— start of DATA LINES —
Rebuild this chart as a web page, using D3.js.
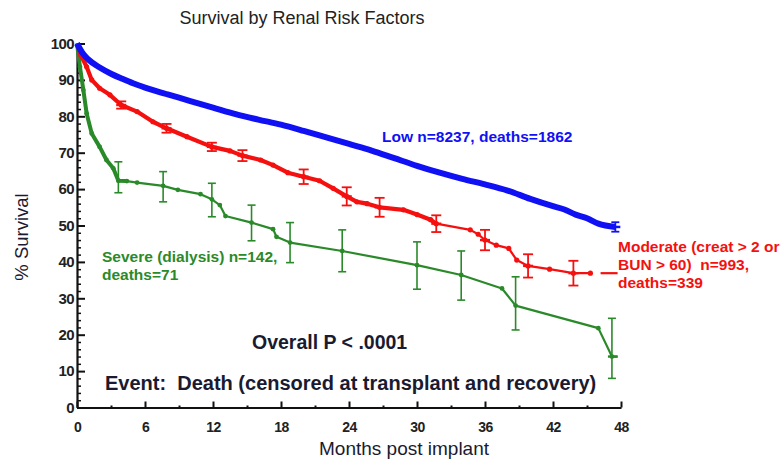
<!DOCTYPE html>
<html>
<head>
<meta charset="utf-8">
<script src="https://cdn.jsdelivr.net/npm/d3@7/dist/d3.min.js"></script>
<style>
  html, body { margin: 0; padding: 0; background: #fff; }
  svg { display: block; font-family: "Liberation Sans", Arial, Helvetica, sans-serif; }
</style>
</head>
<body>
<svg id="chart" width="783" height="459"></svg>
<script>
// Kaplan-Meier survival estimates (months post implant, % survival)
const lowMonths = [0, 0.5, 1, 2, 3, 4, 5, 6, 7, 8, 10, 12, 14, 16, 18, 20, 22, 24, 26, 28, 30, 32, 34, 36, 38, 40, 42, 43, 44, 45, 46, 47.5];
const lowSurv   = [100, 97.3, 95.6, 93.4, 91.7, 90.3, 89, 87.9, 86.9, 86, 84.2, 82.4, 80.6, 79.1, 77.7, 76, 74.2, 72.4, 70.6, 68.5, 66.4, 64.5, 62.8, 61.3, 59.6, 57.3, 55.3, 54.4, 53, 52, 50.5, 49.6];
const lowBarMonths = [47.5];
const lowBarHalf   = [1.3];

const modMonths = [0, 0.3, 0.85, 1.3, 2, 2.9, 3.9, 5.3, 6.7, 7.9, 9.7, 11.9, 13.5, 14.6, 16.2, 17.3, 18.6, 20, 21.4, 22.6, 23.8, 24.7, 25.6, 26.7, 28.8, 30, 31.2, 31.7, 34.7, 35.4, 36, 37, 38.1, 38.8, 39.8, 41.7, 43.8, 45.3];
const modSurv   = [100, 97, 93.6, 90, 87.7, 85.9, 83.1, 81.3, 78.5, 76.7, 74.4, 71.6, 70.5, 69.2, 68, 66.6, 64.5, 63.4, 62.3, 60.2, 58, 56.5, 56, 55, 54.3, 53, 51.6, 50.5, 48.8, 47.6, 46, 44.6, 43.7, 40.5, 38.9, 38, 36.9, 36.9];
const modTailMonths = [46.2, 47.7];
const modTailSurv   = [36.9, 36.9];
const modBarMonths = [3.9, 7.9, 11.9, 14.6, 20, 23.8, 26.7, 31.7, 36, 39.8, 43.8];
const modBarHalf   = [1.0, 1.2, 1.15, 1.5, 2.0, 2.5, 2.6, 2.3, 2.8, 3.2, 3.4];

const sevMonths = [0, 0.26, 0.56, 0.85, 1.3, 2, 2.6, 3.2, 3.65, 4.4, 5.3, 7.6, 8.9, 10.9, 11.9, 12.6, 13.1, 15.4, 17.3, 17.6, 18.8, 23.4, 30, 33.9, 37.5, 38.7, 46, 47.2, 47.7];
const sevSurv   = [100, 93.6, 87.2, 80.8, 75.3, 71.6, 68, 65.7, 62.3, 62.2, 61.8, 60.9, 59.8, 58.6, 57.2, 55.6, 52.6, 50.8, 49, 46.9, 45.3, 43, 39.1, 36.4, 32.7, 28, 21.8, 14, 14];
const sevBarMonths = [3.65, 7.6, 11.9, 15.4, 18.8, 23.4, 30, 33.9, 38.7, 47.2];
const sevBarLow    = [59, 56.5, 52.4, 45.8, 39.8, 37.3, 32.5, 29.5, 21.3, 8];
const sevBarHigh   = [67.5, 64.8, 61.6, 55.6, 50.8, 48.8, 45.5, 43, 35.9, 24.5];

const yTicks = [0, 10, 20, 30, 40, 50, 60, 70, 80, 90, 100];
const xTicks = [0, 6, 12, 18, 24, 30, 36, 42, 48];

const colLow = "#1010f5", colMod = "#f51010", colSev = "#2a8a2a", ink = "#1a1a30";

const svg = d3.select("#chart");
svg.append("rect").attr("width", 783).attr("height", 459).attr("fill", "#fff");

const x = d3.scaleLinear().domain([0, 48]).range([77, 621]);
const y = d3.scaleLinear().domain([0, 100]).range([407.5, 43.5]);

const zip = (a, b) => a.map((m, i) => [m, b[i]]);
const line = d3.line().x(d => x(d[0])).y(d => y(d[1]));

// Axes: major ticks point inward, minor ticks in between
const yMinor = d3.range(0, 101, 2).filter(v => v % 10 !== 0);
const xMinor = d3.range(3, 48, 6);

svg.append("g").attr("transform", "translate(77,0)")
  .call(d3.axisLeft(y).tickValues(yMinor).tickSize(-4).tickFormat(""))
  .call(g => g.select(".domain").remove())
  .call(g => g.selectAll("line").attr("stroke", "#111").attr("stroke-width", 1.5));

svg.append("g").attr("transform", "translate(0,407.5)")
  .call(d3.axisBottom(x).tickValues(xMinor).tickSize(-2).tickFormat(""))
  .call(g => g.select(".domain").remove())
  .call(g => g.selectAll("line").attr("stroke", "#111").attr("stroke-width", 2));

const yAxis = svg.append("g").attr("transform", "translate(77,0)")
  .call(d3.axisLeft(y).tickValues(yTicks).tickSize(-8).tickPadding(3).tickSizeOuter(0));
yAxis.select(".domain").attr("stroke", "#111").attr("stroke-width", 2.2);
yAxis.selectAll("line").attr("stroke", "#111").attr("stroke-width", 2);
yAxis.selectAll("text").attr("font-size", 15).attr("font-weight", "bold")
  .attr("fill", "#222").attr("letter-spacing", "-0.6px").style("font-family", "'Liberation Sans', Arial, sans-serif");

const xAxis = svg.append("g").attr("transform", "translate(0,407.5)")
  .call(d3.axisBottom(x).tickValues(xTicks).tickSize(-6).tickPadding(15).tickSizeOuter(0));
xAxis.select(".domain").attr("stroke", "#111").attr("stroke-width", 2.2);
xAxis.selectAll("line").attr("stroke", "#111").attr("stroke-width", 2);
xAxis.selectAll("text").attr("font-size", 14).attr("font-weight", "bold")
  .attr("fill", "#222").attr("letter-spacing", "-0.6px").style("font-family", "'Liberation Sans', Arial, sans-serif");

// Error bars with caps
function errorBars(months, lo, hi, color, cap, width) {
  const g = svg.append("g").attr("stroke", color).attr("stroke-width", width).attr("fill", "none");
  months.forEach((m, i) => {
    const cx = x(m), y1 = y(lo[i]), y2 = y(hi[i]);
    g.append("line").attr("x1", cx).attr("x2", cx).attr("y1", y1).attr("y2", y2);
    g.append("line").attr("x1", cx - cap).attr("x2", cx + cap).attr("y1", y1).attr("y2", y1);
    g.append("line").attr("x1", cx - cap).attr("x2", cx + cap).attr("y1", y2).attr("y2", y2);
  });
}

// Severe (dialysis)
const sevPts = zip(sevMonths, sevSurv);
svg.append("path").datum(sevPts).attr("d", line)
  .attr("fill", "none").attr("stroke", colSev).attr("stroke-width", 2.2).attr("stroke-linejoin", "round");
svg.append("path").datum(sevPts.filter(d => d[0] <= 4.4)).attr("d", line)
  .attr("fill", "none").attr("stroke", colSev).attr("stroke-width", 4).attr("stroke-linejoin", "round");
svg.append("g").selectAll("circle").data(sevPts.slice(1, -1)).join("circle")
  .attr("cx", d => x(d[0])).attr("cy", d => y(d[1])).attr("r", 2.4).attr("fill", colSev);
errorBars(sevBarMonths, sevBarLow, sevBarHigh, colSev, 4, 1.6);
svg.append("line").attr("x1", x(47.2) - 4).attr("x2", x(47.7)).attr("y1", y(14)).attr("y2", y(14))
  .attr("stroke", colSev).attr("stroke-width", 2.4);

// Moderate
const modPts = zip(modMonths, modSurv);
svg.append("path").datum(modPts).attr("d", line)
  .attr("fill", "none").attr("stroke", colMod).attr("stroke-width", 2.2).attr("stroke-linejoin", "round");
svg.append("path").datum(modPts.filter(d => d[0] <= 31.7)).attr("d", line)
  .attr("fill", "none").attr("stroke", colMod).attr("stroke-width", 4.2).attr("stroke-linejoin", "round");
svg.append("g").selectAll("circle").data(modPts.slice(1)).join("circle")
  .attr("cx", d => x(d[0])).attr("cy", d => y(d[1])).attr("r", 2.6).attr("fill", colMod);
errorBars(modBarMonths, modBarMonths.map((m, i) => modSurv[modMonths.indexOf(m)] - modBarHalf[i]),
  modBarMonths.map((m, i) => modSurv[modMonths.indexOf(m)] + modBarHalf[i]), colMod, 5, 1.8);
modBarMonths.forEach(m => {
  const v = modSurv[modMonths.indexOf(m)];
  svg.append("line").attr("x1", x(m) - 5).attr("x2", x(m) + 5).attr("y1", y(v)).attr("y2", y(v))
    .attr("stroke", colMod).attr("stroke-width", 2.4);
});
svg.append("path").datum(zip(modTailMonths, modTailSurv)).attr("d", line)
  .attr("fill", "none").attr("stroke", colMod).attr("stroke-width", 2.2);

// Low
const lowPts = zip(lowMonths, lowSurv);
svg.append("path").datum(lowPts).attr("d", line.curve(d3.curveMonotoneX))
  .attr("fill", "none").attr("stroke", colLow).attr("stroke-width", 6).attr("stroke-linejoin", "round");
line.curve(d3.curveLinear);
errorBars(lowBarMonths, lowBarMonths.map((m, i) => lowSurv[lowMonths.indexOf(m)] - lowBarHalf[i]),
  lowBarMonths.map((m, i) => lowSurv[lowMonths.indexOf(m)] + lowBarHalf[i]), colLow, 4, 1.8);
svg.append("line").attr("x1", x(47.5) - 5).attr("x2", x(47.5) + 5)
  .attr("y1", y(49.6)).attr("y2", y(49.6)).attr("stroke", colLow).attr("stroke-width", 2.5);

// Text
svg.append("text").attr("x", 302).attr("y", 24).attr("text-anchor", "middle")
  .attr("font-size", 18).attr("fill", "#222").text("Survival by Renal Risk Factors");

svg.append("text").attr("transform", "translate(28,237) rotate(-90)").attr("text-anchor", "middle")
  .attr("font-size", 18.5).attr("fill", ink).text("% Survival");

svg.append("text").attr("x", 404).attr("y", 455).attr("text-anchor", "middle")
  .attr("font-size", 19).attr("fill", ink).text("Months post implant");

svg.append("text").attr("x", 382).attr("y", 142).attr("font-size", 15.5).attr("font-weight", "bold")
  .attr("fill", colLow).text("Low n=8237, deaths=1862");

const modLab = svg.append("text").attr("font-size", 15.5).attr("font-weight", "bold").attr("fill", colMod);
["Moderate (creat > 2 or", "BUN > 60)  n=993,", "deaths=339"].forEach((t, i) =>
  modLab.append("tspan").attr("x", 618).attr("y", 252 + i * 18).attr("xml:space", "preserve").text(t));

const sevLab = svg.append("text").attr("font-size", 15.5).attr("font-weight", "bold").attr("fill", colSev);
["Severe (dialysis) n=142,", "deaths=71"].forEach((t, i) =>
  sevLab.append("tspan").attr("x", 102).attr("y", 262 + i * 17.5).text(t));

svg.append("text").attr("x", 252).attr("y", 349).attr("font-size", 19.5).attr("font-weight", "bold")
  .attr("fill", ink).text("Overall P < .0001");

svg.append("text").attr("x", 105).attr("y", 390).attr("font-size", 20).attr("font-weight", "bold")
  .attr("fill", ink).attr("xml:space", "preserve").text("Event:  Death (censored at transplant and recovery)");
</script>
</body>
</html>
— end of DATA LINES —
* [PROMPT]:
Leave out the pictures and restate, word for word, the lines from the top of the data through the line containing "2.8, 3.2, 3.4];", both included.

* [EXPECTED ANSWER]:
Rebuild this chart as a web page, using D3.js.
<!DOCTYPE html>
<html>
<head>
<meta charset="utf-8">
<script src="https://cdn.jsdelivr.net/npm/d3@7/dist/d3.min.js"></script>
<style>
  html, body { margin: 0; padding: 0; background: #fff; }
  svg { display: block; font-family: "Liberation Sans", Arial, Helvetica, sans-serif; }
</style>
</head>
<body>
<svg id="chart" width="783" height="459"></svg>
<script>
// Kaplan-Meier survival estimates (months post implant, % survival)
const lowMonths = [0, 0.5, 1, 2, 3, 4, 5, 6, 7, 8, 10, 12, 14, 16, 18, 20, 22, 24, 26, 28, 30, 32, 34, 36, 38, 40, 42, 43, 44, 45, 46, 47.5];
const lowSurv   = [100, 97.3, 95.6, 93.4, 91.7, 90.3, 89, 87.9, 86.9, 86, 84.2, 82.4, 80.6, 79.1, 77.7, 76, 74.2, 72.4, 70.6, 68.5, 66.4, 64.5, 62.8, 61.3, 59.6, 57.3, 55.3, 54.4, 53, 52, 50.5, 49.6];
const lowBarMonths = [47.5];
const lowBarHalf   = [1.3];

const modMonths = [0, 0.3, 0.85, 1.3, 2, 2.9, 3.9, 5.3, 6.7, 7.9, 9.7, 11.9, 13.5, 14.6, 16.2, 17.3, 18.6, 20, 21.4, 22.6, 23.8, 24.7, 25.6, 26.7, 28.8, 30, 31.2, 31.7, 34.7, 35.4, 36, 37, 38.1, 38.8, 39.8, 41.7, 43.8, 45.3];
const modSurv   = [100, 97, 93.6, 90, 87.7, 85.9, 83.1, 81.3, 78.5, 76.7, 74.4, 71.6, 70.5, 69.2, 68, 66.6, 64.5, 63.4, 62.3, 60.2, 58, 56.5, 56, 55, 54.3, 53, 51.6, 50.5, 48.8, 47.6, 46, 44.6, 43.7, 40.5, 38.9, 38, 36.9, 36.9];
const modTailMonths = [46.2, 47.7];
const modTailSurv   = [36.9, 36.9];
const modBarMonths = [3.9, 7.9, 11.9, 14.6, 20, 23.8, 26.7, 31.7, 36, 39.8, 43.8];
const modBarHalf   = [1.0, 1.2, 1.15, 1.5, 2.0, 2.5, 2.6, 2.3, 2.8, 3.2, 3.4];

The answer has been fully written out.